** DATASET CONTENT **
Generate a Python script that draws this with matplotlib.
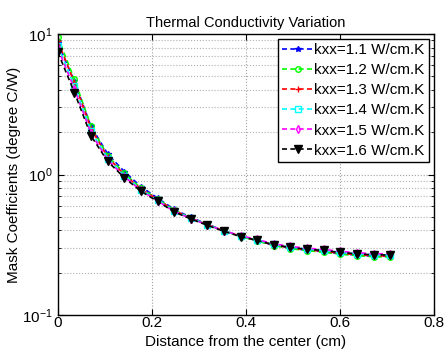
import numpy as np
import matplotlib
matplotlib.use("Agg")
import matplotlib.pyplot as plt

plt.rcParams['font.family'] = ['Liberation Sans', 'DejaVu Sans']
plt.rcParams['mathtext.fontset'] = 'custom'
plt.rcParams['mathtext.rm'] = 'Liberation Sans'

x = np.linspace(0, 0.707, 21)

labels = ["kxx=1.1 W/cm.K", "kxx=1.2 W/cm.K", "kxx=1.3 W/cm.K",
          "kxx=1.4 W/cm.K", "kxx=1.5 W/cm.K", "kxx=1.6 W/cm.K"]

k11 = [8.6, 4.6, 2.2, 1.40, 1.05, 0.82, 0.68, 0.565, 0.495, 0.443, 0.398, 0.363, 0.338, 0.313, 0.299, 0.289, 0.282, 0.273, 0.267, 0.262, 0.262]
k12 = [9.5, 4.75, 2.2, 1.36, 1.02, 0.80, 0.67, 0.56, 0.49, 0.44, 0.397, 0.362, 0.337, 0.312, 0.297, 0.287, 0.28, 0.271, 0.265, 0.26, 0.259]
k13 = [8.9, 4.5, 2.12, 1.33, 1.0, 0.79, 0.665, 0.556, 0.49, 0.44, 0.398, 0.364, 0.34, 0.315, 0.301, 0.291, 0.284, 0.275, 0.269, 0.264, 0.263]
k14 = [8.2, 4.25, 2.03, 1.30, 0.98, 0.78, 0.655, 0.55, 0.488, 0.439, 0.397, 0.365, 0.342, 0.318, 0.305, 0.295, 0.289, 0.28, 0.274, 0.269, 0.268]
k15 = [7.9, 4.05, 1.96, 1.27, 0.965, 0.77, 0.65, 0.546, 0.486, 0.438, 0.398, 0.367, 0.345, 0.321, 0.308, 0.299, 0.293, 0.284, 0.278, 0.273, 0.273]
k16 = [7.4, 3.83, 1.88, 1.24, 0.95, 0.76, 0.645, 0.542, 0.483, 0.435, 0.394, 0.362, 0.34, 0.316, 0.303, 0.294, 0.288, 0.279, 0.273, 0.268, 0.268]

series = [k11, k12, k13, k14, k15, k16]
colors = ['#0000ff', '#00ff00', '#ff0000', '#00ffff', '#ff00ff', '#000000']
markers = ['*', 'o', '+', 's', 'd', 'v']
msizes = [4, 4, 5, 4, 4, 6]

fig = plt.figure(figsize=(4.45, 3.54), dpi=100)
ax = fig.add_axes([0.130, 0.110, 0.845, 0.794])

for ys, c, m, ms, lab in zip(series, colors, markers, msizes, labels):
    ax.plot(x, ys, linestyle='--', color=c, marker=m, markersize=ms,
            markerfacecolor=c if m in ('v', '*') else 'none', markeredgecolor=c,
            linewidth=1.2, label=lab, dashes=(3, 2))

ax.set_yscale('log')
ax.set_xlim(0, 0.8)
ax.set_ylim(0.1, 10)
ax.set_xticks([0, 0.2, 0.4, 0.6, 0.8])
ax.set_xticklabels(['0', '0.2', '0.4', '0.6', '0.8'])

ax.grid(True, which='major', linestyle=':', color='#a0a0a0', linewidth=0.8)
ax.grid(True, which='minor', axis='y', linestyle=':', color='#b0b0b0', linewidth=0.8)
ax.tick_params(which='both', direction='in', top=True, right=True, labelsize=11)
ax.tick_params(which='major', length=4)
ax.tick_params(axis='x', which='major', pad=1)
ax.tick_params(which='minor', length=2)
for s in ax.spines.values():
    s.set_linewidth(1.0)

ax.set_title("Thermal Conductivity Variation", fontsize=10.5, pad=5)
ax.set_xlabel("Distance from the center (cm)", fontsize=11)
ax.xaxis.set_label_coords(0.5, -0.072)
ax.set_ylabel("Mask Coefficients (degree C/W)", fontsize=11, labelpad=1)

leg = ax.legend(loc='upper right', fontsize=11, frameon=True, fancybox=False,
                edgecolor='black', framealpha=1, handlelength=2.0,
                handletextpad=0.1, borderpad=0.3, labelspacing=0.4,
                borderaxespad=0.3, numpoints=1)
leg.get_frame().set_linewidth(1.0)

fig.savefig("out.png", dpi=100)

** PROBLEM TO WORK ON **
Quote, please, every line of the material above from its start through the line that has "plt.rcParams['mathtext.rm'] = 'Liberation", reproducing the words exactly and dropping any images.

** FINAL RESULT **
Generate a Python script that draws this with matplotlib.
import numpy as np
import matplotlib
matplotlib.use("Agg")
import matplotlib.pyplot as plt

plt.rcParams['font.family'] = ['Liberation Sans', 'DejaVu Sans']
plt.rcParams['mathtext.fontset'] = 'custom'
plt.rcParams['mathtext.rm'] = 'Liberation Sans'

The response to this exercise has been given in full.